A instabilidade política ameaça também o patrimônio intangível -algo com que Varoutsikos trabalha há tempos no Afeganistão. São práticas culturais como a tradição de recitar poemas ao som de um instrumento de corda feito de madeira de amoreira. Histórias folclóricas, canções populares e celebrações religiosas são também patrimônios valiosos, apesar de muitas vezes serem preteridos, com mais atenção sendo dada ao patrimônio material.

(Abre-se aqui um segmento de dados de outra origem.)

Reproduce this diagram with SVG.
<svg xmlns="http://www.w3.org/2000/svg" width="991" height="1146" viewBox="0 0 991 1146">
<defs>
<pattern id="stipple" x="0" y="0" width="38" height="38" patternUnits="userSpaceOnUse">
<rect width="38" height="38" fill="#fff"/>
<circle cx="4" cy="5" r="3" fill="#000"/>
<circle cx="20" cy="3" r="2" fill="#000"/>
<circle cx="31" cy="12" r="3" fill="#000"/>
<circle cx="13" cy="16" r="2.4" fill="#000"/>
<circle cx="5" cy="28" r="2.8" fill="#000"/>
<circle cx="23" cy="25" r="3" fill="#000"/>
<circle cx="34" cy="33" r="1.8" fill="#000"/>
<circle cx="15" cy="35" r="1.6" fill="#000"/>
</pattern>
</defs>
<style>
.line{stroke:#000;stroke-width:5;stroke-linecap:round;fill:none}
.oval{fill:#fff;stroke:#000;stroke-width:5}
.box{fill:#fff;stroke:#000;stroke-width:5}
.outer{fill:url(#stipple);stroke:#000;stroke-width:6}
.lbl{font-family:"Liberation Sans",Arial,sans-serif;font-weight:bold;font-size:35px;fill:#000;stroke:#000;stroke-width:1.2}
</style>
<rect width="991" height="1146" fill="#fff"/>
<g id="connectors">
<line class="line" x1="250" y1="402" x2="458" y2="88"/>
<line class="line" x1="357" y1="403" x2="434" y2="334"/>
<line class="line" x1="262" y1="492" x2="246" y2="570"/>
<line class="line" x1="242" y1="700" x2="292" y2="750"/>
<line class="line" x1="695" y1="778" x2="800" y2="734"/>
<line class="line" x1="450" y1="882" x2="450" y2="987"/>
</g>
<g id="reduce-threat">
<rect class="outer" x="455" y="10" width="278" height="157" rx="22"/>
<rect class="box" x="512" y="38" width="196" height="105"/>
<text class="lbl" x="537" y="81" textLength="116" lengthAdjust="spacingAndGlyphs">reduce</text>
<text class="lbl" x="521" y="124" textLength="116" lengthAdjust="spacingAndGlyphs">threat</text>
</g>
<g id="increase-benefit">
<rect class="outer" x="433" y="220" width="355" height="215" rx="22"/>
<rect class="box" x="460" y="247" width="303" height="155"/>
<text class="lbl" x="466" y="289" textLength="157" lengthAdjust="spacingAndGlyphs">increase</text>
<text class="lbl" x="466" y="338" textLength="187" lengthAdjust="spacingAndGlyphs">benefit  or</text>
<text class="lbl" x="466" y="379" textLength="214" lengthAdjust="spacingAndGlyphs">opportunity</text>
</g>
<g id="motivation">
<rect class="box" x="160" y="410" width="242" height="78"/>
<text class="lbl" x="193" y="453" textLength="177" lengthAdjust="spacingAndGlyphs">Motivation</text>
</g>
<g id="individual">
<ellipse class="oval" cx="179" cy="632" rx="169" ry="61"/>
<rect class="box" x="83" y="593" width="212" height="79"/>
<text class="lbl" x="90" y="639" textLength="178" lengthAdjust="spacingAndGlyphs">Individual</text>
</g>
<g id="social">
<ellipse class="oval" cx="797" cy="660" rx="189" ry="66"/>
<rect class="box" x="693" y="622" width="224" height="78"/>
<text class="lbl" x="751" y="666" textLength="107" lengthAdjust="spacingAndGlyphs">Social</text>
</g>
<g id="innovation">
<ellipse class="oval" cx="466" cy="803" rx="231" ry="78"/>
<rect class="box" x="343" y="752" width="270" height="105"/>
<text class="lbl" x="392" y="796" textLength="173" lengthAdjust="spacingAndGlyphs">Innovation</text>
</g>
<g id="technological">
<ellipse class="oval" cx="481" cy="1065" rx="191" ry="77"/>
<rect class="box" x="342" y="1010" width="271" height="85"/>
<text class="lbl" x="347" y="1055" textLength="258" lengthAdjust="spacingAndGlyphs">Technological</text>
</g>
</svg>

"Muitas tradições culturais foram interrompidas com a fuga dos afegãos", diz Varoutsikos. Práticas como a música e a dança dependem de redes sociais que já não existem, com todo o êxodo causado pelo Talibã.
Foi o que aconteceu entre 1996 e 2001, quando o Talibã dominou o país. Essa facção, avessa à música fora de contextos religiosos específicos, proibiu que afegãos tocassem seus instrumentos musicais. Muitos dos artesãos se refugiaram, portanto, em países como o Paquistão e o Irã, conta Varoutsikos.

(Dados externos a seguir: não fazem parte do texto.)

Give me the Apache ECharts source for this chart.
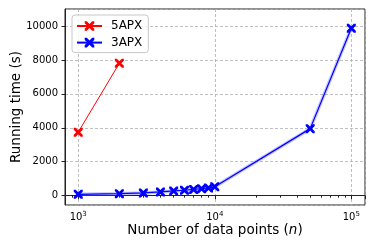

Alguns continuaram seu trabalho ali. Mas algo se perdeu -por exemplo, com o uso de diferentes madeiras, que soam diferente, e com a impossibilidade de transmitir conhecimento oral. A cultura precisa ser praticada para continuar a existir, diz Varoutsikos. Do contrário, some.

O trabalho de conservação, feito por gente como ele, por vezes esbarra na ressalva de quem insiste em que toda a atenção internacional e todo o capital deveriam ser investidos na assistência humanitária –coisas como campos de refugiados e comida. O arqueólogo discorda desse tipo de visão que divide o mundo entre duas coisas.

Ele aponta para a conexão entre a herança cultural e as pessoas que a praticam. São pessoas, também, que erguem os monumentos e os visitam. Varoutsikos diz, ademais, que as tradições de um povo estão ligadas ao seu bem-estar e à preservação de sua história e de sua identidade. "A divisão entre pessoas e pedras é irrelevante."